I just failed my DipABRSM. Well, I would have if I’d sat for one, because my idea of what constitutes an appropriate program note is, according the the ABRSM, seriously flawed.
For the uninitiated, the ABRSM is the Associated Board of the Royal Schools of Music, a peak body that represents the Royal Academy of Music, the Royal College of Music, Royal Northern College of Music and the Scottish Academy of Music and Drama. Hallowed halls full of proper classical musicians, not like me at all.
From their website you may download this concise yet detailed (and rather dry) guide called Writing Programme Notes: A guide for diploma candidates by Nigel Scaife. That’s Doctor Nigel Scaife, to you!

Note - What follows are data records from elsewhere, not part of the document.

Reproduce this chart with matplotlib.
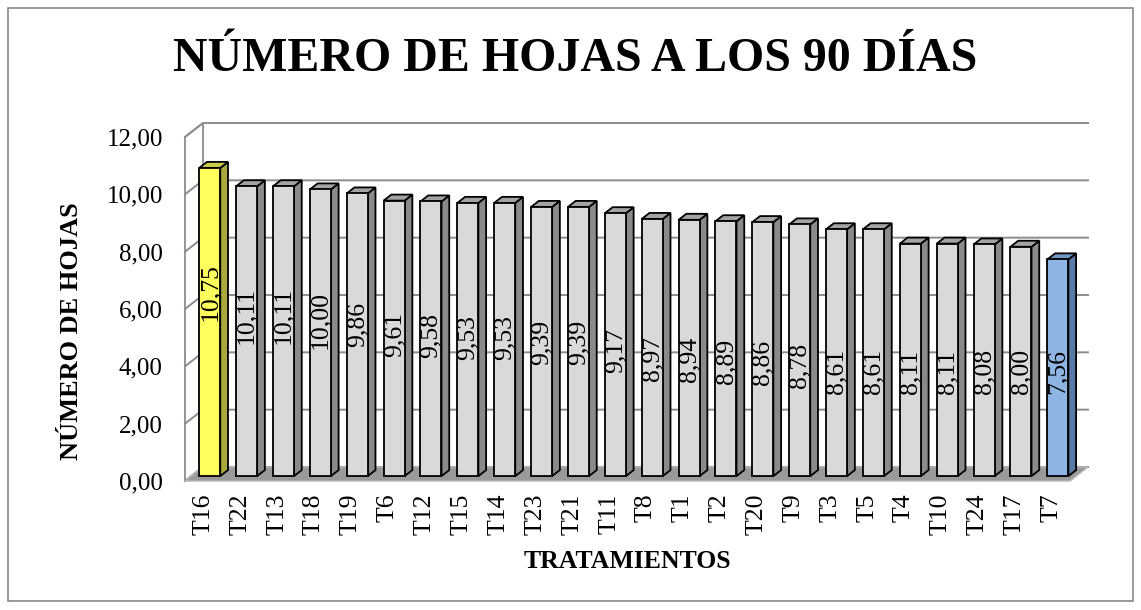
import numpy as np
import matplotlib
matplotlib.use("Agg")
import matplotlib.pyplot as plt
from matplotlib.patches import Polygon, Rectangle

# data
tratamientos = ["T16", "T22", "T13", "T18", "T19", "T6", "T12", "T15", "T14", "T23", "T21", "T11",
                "T8", "T1", "T2", "T20", "T9", "T3", "T5", "T4", "T10", "T24", "T17", "T7"]
hojas = [10.75, 10.11, 10.11, 10.00, 9.86, 9.61, 9.58, 9.53, 9.53, 9.39, 9.39, 9.17,
         8.97, 8.94, 8.89, 8.86, 8.78, 8.61, 8.61, 8.11, 8.11, 8.08, 8.00, 7.56]
y_ticks = [0, 2, 4, 6, 8, 10, 12]

plt.rcParams['font.family'] = ['Liberation Serif', 'DejaVu Serif']

W, H = 1141, 610
fig = plt.figure(figsize=(W / 100, H / 100), dpi=100)
# axes box in pixels (front plane of the 3d box)
ax_l, ax_b, ax_w, ax_h = 185, H - 481, 885, 344
ax = fig.add_axes([ax_l / W, ax_b / H, ax_w / W, ax_h / H])
n = len(hojas)
ax.set_xlim(0, n)
ax.set_ylim(0, 12)

# depth offset (pixels -> data units)
DX = 18 * n / ax_w
DY = 14 * 12 / ax_h
d0, d1 = 0.35, 0.78
bw = 0.57

def P(x, y, d):
    return (x + d * DX, y + d * DY)

grid_c = '#8c8c8c'
# left wall
ax.add_patch(Polygon([P(0, 0, 0), P(0, 12, 0), P(0, 12, 1), P(0, 0, 1)], closed=True,
                     facecolor='white', edgecolor=grid_c, lw=1.3, clip_on=False, zorder=1))
for t in y_ticks:
    xs, ys = zip(P(0, t, 0), P(0, t, 1), P(n, t, 1))
    ax.plot(xs, ys, color=grid_c, lw=1.4, clip_on=False, zorder=1)
# floor
ax.add_patch(Polygon([P(0, 0, 0), P(n, 0, 0), P(n, 0, 1), P(0, 0, 1)], closed=True,
                     facecolor='#9a9a9a', edgecolor='#b8b8b8', lw=1, clip_on=False, zorder=2))

colors = []
for i in range(n):
    if i == 0:
        colors.append(('#ffff5e', '#a8a83c', '#c9c94a'))
    elif i == n - 1:
        colors.append(('#8db4e2', '#5a7ba5', '#7196c4'))
    else:
        colors.append(('#d9d9d9', '#8a8a8a', '#a3a3a3'))

for i, v in enumerate(hojas):
    c = i + 0.5
    xl, xr = c - bw / 2, c + bw / 2
    front, side, top = colors[i]
    kw = dict(closed=True, edgecolor='black', lw=1.3, clip_on=False, zorder=3)
    ax.add_patch(Polygon([P(xr, 0, d0), P(xr, 0, d1), P(xr, v, d1), P(xr, v, d0)], facecolor=side, **kw))
    ax.add_patch(Polygon([P(xl, v, d0), P(xr, v, d0), P(xr, v, d1), P(xl, v, d1)], facecolor=top, **kw))
    ax.add_patch(Polygon([P(xl, 0, d0), P(xr, 0, d0), P(xr, v, d0), P(xl, v, d0)], facecolor=front, **kw))
    yc = max(3.65, 3.65 + 1.3 * (v - 8.61))
    lx, ly = P(c, yc, d0)
    ax.text(lx, ly, f"{v:.2f}".replace('.', ','), rotation=90, ha='center', va='center',
            fontsize=18.5, color='black', zorder=4)

ax.set_yticks(y_ticks)
ax.set_yticklabels([f"{t:.2f}".replace('.', ',') for t in y_ticks], fontsize=18)
ax.set_xticks(np.arange(n) + 0.5)
ax.set_xticklabels(tratamientos, rotation=90, fontsize=18.5)
ax.tick_params(axis='y', length=0, pad=16)
ax.tick_params(axis='x', length=0, pad=9)
for s in ax.spines.values():
    s.set_visible(False)
ax.patch.set_visible(False)

fig.text(575 / W, 1 - 59 / H, "NÚMERO DE HOJAS A LOS 90 DÍAS", ha='center', va='center',
         fontsize=34.5, fontweight='bold')
fig.text(627 / W, 1 - 562 / H, "TRATAMIENTOS", ha='center', va='center',
         fontsize=18.5, fontweight='bold')
fig.text(72 / W, 1 - 331 / H, "NÚMERO DE HOJAS", ha='center', va='center', rotation=90,
         fontsize=19, fontweight='bold')

fig.patches.append(Rectangle((8 / W, 9 / H), 1125 / W, 593 / H, transform=fig.transFigure,
                             fill=False, edgecolor='#888888', lw=1.2))

fig.savefig("out.png", dpi=100)
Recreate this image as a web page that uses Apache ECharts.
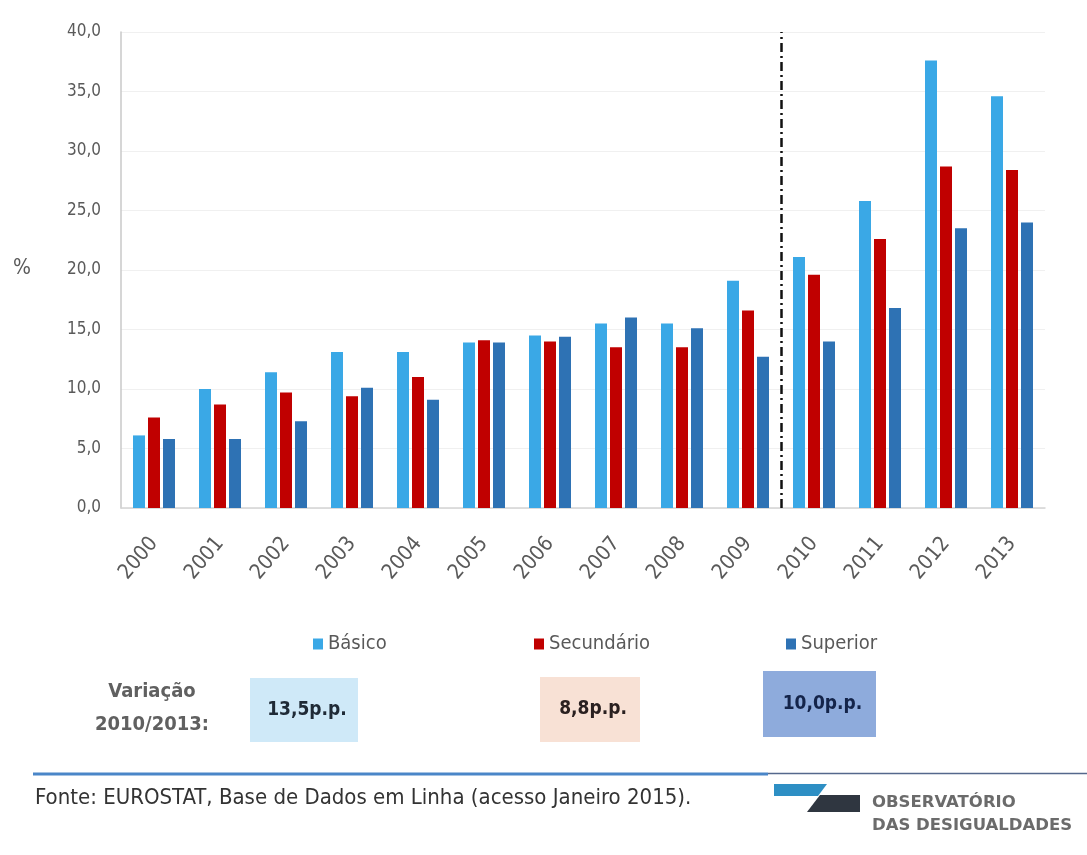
<!DOCTYPE html>
<html>
<head>
<meta charset="utf-8">
<script src="https://cdn.jsdelivr.net/npm/echarts@6/dist/echarts.min.js"></script>
<style>html,body{margin:0;padding:0;background:#fff;}#c{width:1087px;height:855px;}</style>
</head>
<body>
<div id="c"></div>
<script>
var categories = ['2000','2001','2002','2003','2004','2005','2006','2007','2008','2009','2010','2011','2012','2013'];
var seriesNames = ['Básico', 'Secundário', 'Superior'];
var basico =     [6.1, 10.0, 11.4, 13.1, 13.1, 13.9, 14.5, 15.5, 15.5, 19.1, 21.1, 25.8, 37.6, 34.6];
var secundario = [7.6,  8.7,  9.7,  9.4, 11.0, 14.1, 14.0, 13.5, 13.5, 16.6, 19.6, 22.6, 28.7, 28.4];
var superior =   [5.8,  5.8,  7.3, 10.1,  9.1, 13.9, 14.4, 16.0, 15.1, 12.7, 14.0, 16.8, 23.5, 24.0];
var variations = ['13,5p.p.', '8,8p.p.', '10,0p.p.'];
var breakIndex = 10;

var colors = ['#3aa8e6', '#c00000', '#2e72b4'];
var boxColors = ['#cfe9f8', '#f8e1d5', '#8eabdc'];
var boxTextColors = ['#1f2a36', '#2a2020', '#14244a'];
var narrow = "'Liberation Sans Narrow','DejaVu Sans Condensed','Liberation Sans',sans-serif";

var chart = echarts.init(document.getElementById('c'));

var boxes = [[250, 678, 108, 64], [540, 677, 100, 65], [763, 671, 113, 66]];
var graphics = [
  {type:'text', left: 13, top: 258, style:{text:'%', font:'21px ' + narrow, fill:'#595959'}},
  {type:'text', x: 152, y: 692, style:{text:'Variação', font:'bold 20px ' + narrow, fill:'#606060', align:'center', verticalAlign:'middle'}},
  {type:'text', x: 152, y: 725, style:{text:'2010/2013:', font:'bold 20px ' + narrow, fill:'#606060', align:'center', verticalAlign:'middle'}},
  {type:'line', shape:{x1:33, y1:774, x2:768, y2:774}, style:{stroke:'#4a86c8', lineWidth:3}},
  {type:'line', shape:{x1:768, y1:773.5, x2:1087, y2:773.5}, style:{stroke:'#55688c', lineWidth:1.5}},
  {type:'text', left: 35, top: 787, style:{text:'Fonte: EUROSTAT, Base de Dados em Linha (acesso Janeiro 2015).', font:'22px ' + narrow, fill:'#333333'}},
  {type:'polygon', shape:{points:[[774,784],[827,784],[818,796],[774,796]]}, style:{fill:'#2e8fc4'}},
  {type:'polygon', shape:{points:[[820,795],[860,795],[860,812],[807,812]]}, style:{fill:'#2f3640'}},
  {type:'text', x: 872, y: 803, style:{text:'OBSERVATÓRIO', font:'bold 16.5px "DejaVu Sans",sans-serif', fill:'#6b6b6b', verticalAlign:'middle'}},
  {type:'text', x: 872, y: 826, style:{text:'DAS DESIGUALDADES', font:'bold 16.5px "DejaVu Sans",sans-serif', fill:'#6b6b6b', verticalAlign:'middle'}}
];
boxes.forEach(function (b, i) {
  graphics.push({type:'rect', shape:{x:b[0], y:b[1], width:b[2], height:b[3]}, style:{fill:boxColors[i]}});
  graphics.push({type:'text', x: b[0] + b[2] / 2 + 3, y: b[1] + b[3] / 2, style:{text:variations[i], font:'bold 19px ' + narrow, fill:boxTextColors[i], align:'center', verticalAlign:'middle'}});
});

var legendLefts = [308, 529, 781];
var legends = seriesNames.map(function (n, i) {
  return {
    data:[n], left: legendLefts[i], top: 629, icon:'rect', itemWidth:10, itemHeight:11, itemGap: 5,
    textStyle:{fontSize:20, color:'#595959', fontFamily: narrow}
  };
});

var dataArr = [basico, secundario, superior];
var series = seriesNames.map(function (n, i) {
  return {
    name: n, type:'bar', data: dataArr[i], barWidth: 12, barGap: '25%',
    itemStyle:{color: colors[i]}
  };
});
series.push({
  type:'line', xAxisIndex:1, data:[], silent:true,
  markLine:{
    symbol:['none','none'], silent:true, label:{show:false},
    lineStyle:{color:'#111', width:2.5, type:[9,4,2,4]},
    data:[{xAxis: breakIndex}]
  }
});

chart.setOption({
  animation:false,
  backgroundColor:'#ffffff',
  grid:{left:121, right:42, top:32, bottom:347, containLabel:false},
  legend: legends,
  xAxis:[{
    type:'category', data: categories,
    axisLine:{lineStyle:{color:'#d4d4d4', width:1.5}},
    axisTick:{show:false},
    axisLabel:{rotate:50, color:'#5a5a5a', fontSize:21, fontFamily: narrow, margin:32}
  },{
    type:'value', min:0, max: categories.length, show:false
  }],
  yAxis:{
    type:'value', min:0, max:40, interval:5,
    axisLine:{show:true, lineStyle:{color:'#c8c8c8', width:1.5}},
    axisTick:{show:false},
    splitLine:{lineStyle:{color:'#f0f0f0', width:1}},
    axisLabel:{color:'#5a5a5a', fontSize:17, fontFamily: narrow, margin:20,
      formatter:function(v){ return v.toFixed(1).replace('.', ','); }}
  },
  graphic: graphics,
  series: series
});
</script>
</body>
</html>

From the brief bio on the ABRSM website, we can learn that he’s a very scholarly gentleman who started a musical life in one of those sheltered cathedral chorister bubbles in Exeter and continued on to complete many a degree from an impressive list of institutions ranging from Dartington College of the Arts to the University of California to Oxford. There’s those musician bio “lists” again (don’t get me started on that!).
But I digress.
Clever clogs Dr. Scaife offers much excellent advice on how performers may properly research the music they are playing. He recommends the reading of both primary and secondary sources and a great deal of listening. Much of the advice he offers is very good, simple and concise, correct and useful. Working in this way, I could write a very scholarly and impressive dissertation upon a topic.
But it would be as boring as batshit.
“Informative and well-written programme notes will significantly enhance the listening experience of your audience”, says Dr. Scaife. Enhance is the key word here. I wish he would practise what he preaches!! The entire article seems to be a lesson in how to preach to the converted, assuming a level of classical music knowledge on the part of the audience. Although classical musicians hate to admit this, that musically literate/educated audience is in sharp decline and we need to start reaching out to new audiences through the way that we communicate about our music.
The musically educated may find very informative this example cited in the article;
“The dirge-like theme of the Adagio is directly related to the ostinato motif of the first movement and is characterised by avoidance of accents on the main metric beat. This imbues the music with the quality of Czech speech-rhythms, a subject Janácek studied with great interest.”
However, your average Joe who’s interested in enjoying some classical music but hasn’t had the benefit of an education in it, is going to look at all those technical terms and feel instantly out of their depth, unwelcome, alienated. Why not say something a little more like this, for instance:
“In this passage, Janacek really starts to get his long leather folk-dancing boots dirty. Czech folk music makes me want to dance in the aisles too.”
Unfortunately, Dr Scaife and ivory tower classical music types just like him consider “picturesque descriptions of musical events… generally inappropriate to an understanding of the music”. To back this up, he quotes from W. J. Turner’s Facing the Music: Reflections of a Music Critic (Bell, 1933).
“The writers who describe symphonies as if they were sunsets or battles, or election conflicts between the good and evil parties in the Universe, are useless to everybody, and positively harmful to those who are seriously trying to understand the art of music.”
“Positively harmful”?!? Strong words indeed, and words written in 1933. 1933!!! You’d think times would have changed since then, but the kind of picturesque descriptions I favour plus my constant use of the first person singular would get me a great big red FAIL stamp on my hypothetical ABRSM exam report. On the other hand, my concert audiences and the people who buy my albums speak a different story.
In the leadup to my last concert, I decided on a couple of little experiments. One of them was to ask my interweb tribe if I should play a solo improvisation for an encore, which met with an enthusiastic “Yes!” from respondents, and equally enthusiastic applause from those who witnessed the never-to-be-repeated event in person. The other experiment was I decided upon was not to write any traditional program notes at all. A couple of weeks before the gig, I created a Pinterest Board in lieu of notes.
I pinned all manner of things upon my online pinboard; pictures of the composers (Philip Glass and Yann Tiersen), video of Yann Tiersen performing on solo violin, a mashup of Philip Glass vs. Blondie, a scene from the Stephen Daldry film whose Philip Glass soundtrack I was performing, reviews and a making-of video about my first album. Things to listen to, things to watch, things to admire, and things to read at your own leisure which served to “enhance the listening experience of your audience”. Hear your own words there, Dr. Scaife? I hope you do.
I did feel concerned that this would require too much effort on the part of the audience, but the feedback was overwhelmingly good. It not only provided the kind of information to which Dr Scaife refers in his research advice, but also the opportunity for the audience to experience some of that material more immediately and at their own leisure. Additionally, those unable to attend the concert could at least enjoy those materials and gain some insight into the music and realise that they’d want to attend my next concert. Aha! It works as advertising too *grin*
So, let’s stop lecturing our audiences and use the technology we have at our disposal to bring the music alive for as many people as possible. Maybe in another hundred years the ABRSM will catch up.